■ **Exercise brief**
Retype exactly what runs from the first line of the data to the line with "CartesianGrid, ReferenceLine, ReferenceArea", keeping both of those lines and skipping pictures.

■ **Source excerpt**
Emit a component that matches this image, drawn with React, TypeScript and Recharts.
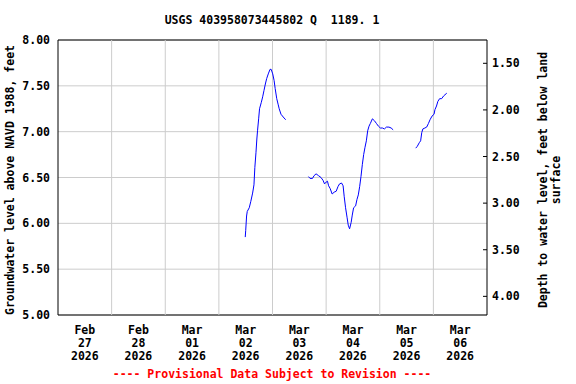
import { LineChart, Line, XAxis, YAxis, CartesianGrid, ReferenceLine, ReferenceArea } from 'recharts';

// hours since Feb 27 2026 00:00, null level = gap in record
const hours = [
  83.8, 84.0, 84.4, 84.7, 85.6, 86.3, 87.1, 87.7, 88.1, 88.6, 89.0, 89.3, 89.8, 90.2, 91.0, 91.6,
  92.2, 92.8, 93.4, 94.1, 94.9, 95.4, 96.1, 96.7, 97.2, 97.9, 98.5, 99.0, 99.8, 100.8, 101.9,
  106,
  112.1, 112.8, 113.9, 114.6, 115.5, 116.6, 117.7, 118.6, 119.3, 120.0, 120.6, 121.1, 121.8, 122.7,
  123.6, 124.5, 125.3, 126.0, 126.9, 127.6, 128.1, 128.7, 129.4, 129.9, 130.5, 131.2, 131.7, 132.3,
  133.2, 133.8, 134.4, 135.0, 135.6, 136.2, 136.8, 137.4, 138.0, 138.6, 139.2, 139.8, 140.7, 141.6,
  142.5, 143.4, 144.3, 145.2, 146.1, 147.0, 148.1, 149.1, 150.0,
  155,
  160.1, 160.8, 161.7, 162.3, 162.8, 163.3, 164.2, 165.0, 165.8, 166.5, 167.4, 168.3, 168.7, 169.4,
  170.0, 170.8, 171.7, 172.6, 174.0,
];

const levels = [
  5.85, 5.92, 6.08, 6.13, 6.17, 6.24, 6.33, 6.42, 6.61, 6.77, 6.92, 7.01, 7.14, 7.25, 7.32, 7.38,
  7.45, 7.52, 7.58, 7.63, 7.68, 7.68, 7.63, 7.56, 7.47, 7.36, 7.30, 7.25, 7.19, 7.16, 7.13,
  null,
  6.51, 6.49, 6.49, 6.52, 6.54, 6.52, 6.50, 6.47, 6.43, 6.45, 6.46, 6.41, 6.38, 6.32,
  6.34, 6.35, 6.40, 6.43, 6.44, 6.41, 6.29, 6.17, 6.06, 5.98, 5.94, 6.01, 6.09, 6.17,
  6.19, 6.26, 6.31, 6.40, 6.51, 6.64, 6.75, 6.83, 6.90, 7.01, 7.06, 7.09, 7.14, 7.12,
  7.09, 7.06, 7.04, 7.04, 7.03, 7.05, 7.05, 7.04, 7.02,
  null,
  6.82, 6.84, 6.88, 6.90, 6.99, 7.03, 7.04, 7.05, 7.09, 7.13, 7.17, 7.19, 7.24, 7.28,
  7.33, 7.36, 7.36, 7.39, 7.42,
];

const tickHours = [12, 36, 60, 84, 108, 132, 156, 180];
const tickMonths = ['Feb', 'Feb', 'Mar', 'Mar', 'Mar', 'Mar', 'Mar', 'Mar'];
const tickDays = ['27', '28', '01', '02', '03', '04', '05', '06'];
const tickYear = '2026';
const midnights = [24, 48, 72, 96, 120, 144, 168];
const levelTicks = [5, 5.5, 6, 6.5, 7, 7.5, 8];
const depthTicks = [1.5, 2, 2.5, 3, 3.5, 4];

const data = hours.map((h, i) => ({ h, level: levels[i] }));

const FONT = '"DejaVu Sans Mono", monospace';
const FS = 11.5;
const GRID = '#cccccc';

function DateTick({ x, y, payload }: any) {
  const i = tickHours.indexOf(payload.value);
  const common = { x, textAnchor: 'middle' as const, fontFamily: FONT, fontWeight: 'bold', fontSize: FS, fill: '#000' };
  return (
    <g>
      <text {...common} y={y + 19}>{tickMonths[i]}</text>
      <text {...common} y={y + 32}>{tickDays[i]}</text>
      <text {...common} y={y + 45}>{tickYear}</text>
    </g>
  );
}

const tickStyle = { fill: '#000', fontFamily: FONT, fontWeight: 'bold', fontSize: FS };

function Overlay({ x, y, children, color = '#000', rotate = false }: any) {
  return (
    <div
      style={{
        position: 'absolute',
        left: x,
        top: y,
        transform: `translate(-50%, -50%)${rotate ? ' rotate(-90deg)' : ''}`,
        fontFamily: FONT,
        fontWeight: 'bold',
        fontSize: FS,
        lineHeight: 1,
        whiteSpace: 'pre',
        color,
      }}
    >
      {children}
    </div>
  );
}

export default function App() {
  return (
    <div style={{ position: 'absolute', left: 0, top: 0, width: 576, height: 384, background: '#fff' }}>
      <LineChart width={576} height={384} data={data} margin={{ top: 40, right: 0, bottom: 0, left: 0 }}>
        <CartesianGrid stroke={GRID} vertical={false} yAxisId="level" />
        {midnights.map((m) => (
          <ReferenceLine key={m} x={m} yAxisId="level" stroke={GRID} />
        ))}
        <XAxis
          dataKey="h"
          type="number"
          domain={[0, 192]}
          ticks={tickHours}
          tick={<DateTick />}
          tickLine={false}
          axisLine={false}
          tickSize={0}
          tickMargin={0}
          height={69}
          interval={0}
        />
        <YAxis
          yAxisId="level"
          type="number"
          domain={[5, 8]}
          ticks={levelTicks}
          tickFormatter={(v: number) => v.toFixed(2)}
          tick={tickStyle}
          tickLine={false}
          axisLine={false}
          width={58}
          interval={0}
        />
        <YAxis
          yAxisId="depth"
          orientation="right"
          type="number"
          domain={[1.25, 4.2]}
          allowDataOverflow
          reversed
          ticks={depthTicks}
          tickFormatter={(v: number) => v.toFixed(2)}
          tick={tickStyle}
          tickLine={{ stroke: '#000' }}
          tickSize={-4}
          tickMargin={9}
          axisLine={false}
          width={89}
          interval={0}
        />
        <ReferenceArea x1={0} x2={192} y1={5} y2={8} yAxisId="level" fill="none" stroke="#000" strokeWidth={1} />
        <Line
          yAxisId="level"
          dataKey="level"
          type="linear"
          stroke="#0000ff"
          strokeWidth={1}
          dot={false}
          connectNulls={false}
          isAnimationActive={false}
        />
      </LineChart>
      <Overlay x={272} y={21}>{'USGS 403958073445802 Q  1189. 1'}</Overlay>
      <Overlay x={11} y={180} rotate>Groundwater level above NAVD 1988, feet</Overlay>
      <Overlay x={543.5} y={180} rotate>Depth to water level, feet below land</Overlay>
      <Overlay x={557} y={180} rotate>surface</Overlay>
      <Overlay x={272} y={375} color="#ff0000">---- Provisional Data Subject to Revision ----</Overlay>
    </div>
  );
}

■ **Solution below**
Emit a component that matches this image, drawn with React, TypeScript and Recharts.
import { LineChart, Line, XAxis, YAxis, CartesianGrid, ReferenceLine, ReferenceArea } from 'recharts';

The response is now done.